У меня было несколько иное мнение. Не помню, что именно он мне сказал о собрании, но я прервал своё плавание на спине и сказал, что он всё исказил.
Цивка тут же встал на ноги и спросил, что он такое сказал не так. Я напомнил, что в беседе с ним, о которой он упомянул на собрании, я не говорил, чтобы он приказал профсоюзу оплатить выпуск газет для рабочих, а предложил поговорить с профсоюзом об этом. «Но ты же говорил, чтобы мы отксерили несколько экземпляров, чтобы сделать их дешевле?» «Да, — ответил я, — и сейчас я с этим согласен». «Но это контрабанда» — возразил Цивка. Мы поплыли в противоположные стороны. Разговор наш продолжался теперь, когда мы встречались, при этом я плыл по-прежнему на спине, а потому не очень мог слышать его слова, так что, услышав его голос, приходилось переворачиваться на живот. Он сообщил, что газеты теперь можно купить по двадцать рублей, а не по пятьдесят. Я ответил, что, как бы там ни было, но газеты до сих пор ни одной на руднике нет. Цивка ничего не мог возразить. Тогда я сказал, что есть и другой вопрос. «Почему в столовой тараканов больше, чем шахтёров на руднике?» Этим вопросом я застал Цивку врасплох. Он спросил: «А что, раньше их не было?» «Были, — говорю, — но меньше». Мы расплылись. Сошлись, Цивка спрашивает: «Ты вообще что-то хорошее видел?» «Видел, — отвечаю, — карточки ввели в столовой. Я об этом говорил вам». Расплылись. Сошлись. «Жёлчный ты человек», — говорит Цивка. «Нет, — говорю, — я много хорошего написал».

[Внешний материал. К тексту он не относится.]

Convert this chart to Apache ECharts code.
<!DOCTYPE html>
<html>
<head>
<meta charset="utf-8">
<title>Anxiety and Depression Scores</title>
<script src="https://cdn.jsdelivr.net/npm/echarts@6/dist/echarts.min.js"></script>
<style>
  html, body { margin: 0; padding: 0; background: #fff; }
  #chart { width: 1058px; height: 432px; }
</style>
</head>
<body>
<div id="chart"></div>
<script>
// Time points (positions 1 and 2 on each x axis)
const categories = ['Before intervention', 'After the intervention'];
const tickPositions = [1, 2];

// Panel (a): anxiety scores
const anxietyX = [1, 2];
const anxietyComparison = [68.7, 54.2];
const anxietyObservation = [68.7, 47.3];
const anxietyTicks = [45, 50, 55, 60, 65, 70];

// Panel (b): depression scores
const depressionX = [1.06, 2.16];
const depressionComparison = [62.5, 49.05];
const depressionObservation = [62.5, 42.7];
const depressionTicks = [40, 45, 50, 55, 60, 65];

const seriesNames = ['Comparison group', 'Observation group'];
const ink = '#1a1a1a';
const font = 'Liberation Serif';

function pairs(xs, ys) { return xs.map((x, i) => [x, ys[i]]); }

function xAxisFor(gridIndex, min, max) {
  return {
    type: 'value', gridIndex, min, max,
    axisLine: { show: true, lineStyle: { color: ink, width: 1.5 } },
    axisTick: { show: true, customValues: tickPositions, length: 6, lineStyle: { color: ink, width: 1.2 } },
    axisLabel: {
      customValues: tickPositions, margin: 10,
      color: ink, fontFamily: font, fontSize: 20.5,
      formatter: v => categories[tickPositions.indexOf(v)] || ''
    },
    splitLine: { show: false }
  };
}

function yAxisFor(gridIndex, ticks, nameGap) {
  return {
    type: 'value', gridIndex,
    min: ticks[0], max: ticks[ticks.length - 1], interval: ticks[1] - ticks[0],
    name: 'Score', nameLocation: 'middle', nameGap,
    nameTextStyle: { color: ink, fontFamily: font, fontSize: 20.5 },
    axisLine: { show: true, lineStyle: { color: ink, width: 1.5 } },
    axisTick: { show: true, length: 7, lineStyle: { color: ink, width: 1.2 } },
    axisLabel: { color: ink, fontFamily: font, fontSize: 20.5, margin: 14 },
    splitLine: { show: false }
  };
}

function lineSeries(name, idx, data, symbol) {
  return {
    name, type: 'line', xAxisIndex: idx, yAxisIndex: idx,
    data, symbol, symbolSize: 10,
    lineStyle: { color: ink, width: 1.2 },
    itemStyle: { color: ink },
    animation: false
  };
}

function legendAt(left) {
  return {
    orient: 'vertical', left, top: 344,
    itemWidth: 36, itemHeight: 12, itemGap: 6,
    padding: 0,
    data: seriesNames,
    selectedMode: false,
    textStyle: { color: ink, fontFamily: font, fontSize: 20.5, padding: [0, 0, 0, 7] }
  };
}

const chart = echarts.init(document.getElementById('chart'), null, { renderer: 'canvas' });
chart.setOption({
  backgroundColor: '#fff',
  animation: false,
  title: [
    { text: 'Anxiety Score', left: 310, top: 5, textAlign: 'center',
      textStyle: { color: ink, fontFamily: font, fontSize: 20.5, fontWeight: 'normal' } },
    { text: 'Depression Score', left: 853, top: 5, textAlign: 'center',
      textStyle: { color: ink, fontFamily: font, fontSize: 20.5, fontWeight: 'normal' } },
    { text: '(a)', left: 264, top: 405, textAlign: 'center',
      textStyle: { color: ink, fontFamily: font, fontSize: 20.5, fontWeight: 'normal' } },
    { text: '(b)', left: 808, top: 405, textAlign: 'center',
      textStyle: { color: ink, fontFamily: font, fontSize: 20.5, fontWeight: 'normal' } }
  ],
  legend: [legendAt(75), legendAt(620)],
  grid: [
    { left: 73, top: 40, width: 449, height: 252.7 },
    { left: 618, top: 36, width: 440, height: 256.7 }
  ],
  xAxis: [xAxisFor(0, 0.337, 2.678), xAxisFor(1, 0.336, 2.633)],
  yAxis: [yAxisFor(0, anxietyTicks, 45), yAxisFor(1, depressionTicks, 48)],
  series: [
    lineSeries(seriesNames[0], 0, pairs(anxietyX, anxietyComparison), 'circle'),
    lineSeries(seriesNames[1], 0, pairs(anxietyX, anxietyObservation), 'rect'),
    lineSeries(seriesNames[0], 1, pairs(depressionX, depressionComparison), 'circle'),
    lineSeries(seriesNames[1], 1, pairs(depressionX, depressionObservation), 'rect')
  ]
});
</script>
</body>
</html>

«Знаю», — слышу в ответ при отплытии. «Просто я люблю людей, в этом всё дело», — сказал я громко. В бассейне в это время плавали ещё два человека, но у противоположной стенки бассейна. На обратном пути Цивка ещё что-то мне сказал, но я не расслышал и заметил вдогонку ему: «Подискуссируем на страницах газеты». «Ладно», — буркнул он недовольно. Больше мы не разговаривали.
Я плавал на спине, а он стал стоя подпрыгивать на одном месте. Потом вылез и ушёл в служебную раздевалку. Думаю, я ему настроение испортил, хотя, конечно, задачи у меня такой не было. Но и я перестал считать круги, сбившись сразу со счёта. Только по прошедшему времени мог предположить, что проплыл чуть меньше тысячи метров, когда решил идти ополаскиваться, так как Старков ожидал моего прихода, чтобы идти в сауну. Попарились в этот раз отлично. Температура была около 95 градусов. Ну, не 140, конечно, однако и это не так плохо. После сауны я пошёл готовить макароны, а Вадим Фёдорович остался убирать в сауне нападавшие от веника листья.
Макароны сварились, примешали тушёнку, разогрели в кастрюле, взяли с собой в комнату Вадима Фёдоровича, принесли туда же зелёный горошек, помидоры в томатном соусе, зелёные маслины, сыр и прекрасно поужинали с водочкой, восхищаясь условиями нашей жизни.
А за окном вышло солнце, погода наладилась отличная. Жаль только, что, по сути, это уже ночь.
Нет, конечно, утром шёл дождь. Такая вот погода. Я-то проснулся после одиннадцати, а ботаники, два человека вместе с поляками на их лодке, выехали на западный берег собирать образцы почвы или чего-то ещё. Ну и мокнут теперь. Умылся, побрился, и потом проснулся Старков. Решили подогреть макароны, оставшиеся от вчера, так как на завтрак в столовую идти не хотелось. Решили на обед пойти часа в четыре. Я подогрел макароны в кастрюле, принёс сыр и масло, пришёл Витя, и мы позавтракали остатками вполне прилично. Составили письмо в трест «Арктикуголь» относительно транспорта в Лонгиербюене и домика губернатора, в котором нужно устраивать приезжающих, если транспорт не подаётся к моменту прилёта или отлёта самолёта. Потом, правда, Старков сказал, что письмо нужно менять, так как через месяц Цивка не будет директором, по словам консула, а потому адресовать письмо нужно другому человеку. Но решили, что пока оставим так, поскольку подписи руководителей экспедиций уже собраны.
До обеда работал над переводом доклада Старкова, а потом пошли есть вдвоём. Виктор опять отказался от обеда. Обедали вместе с ботаниками. У нас с первого числа карточки обнулены на компьютере и начаты с самого начала, то есть с 3 с половиной тысяч, а теоретически с 4 с половиной, что мы никак понять не можем. Ну да ладно.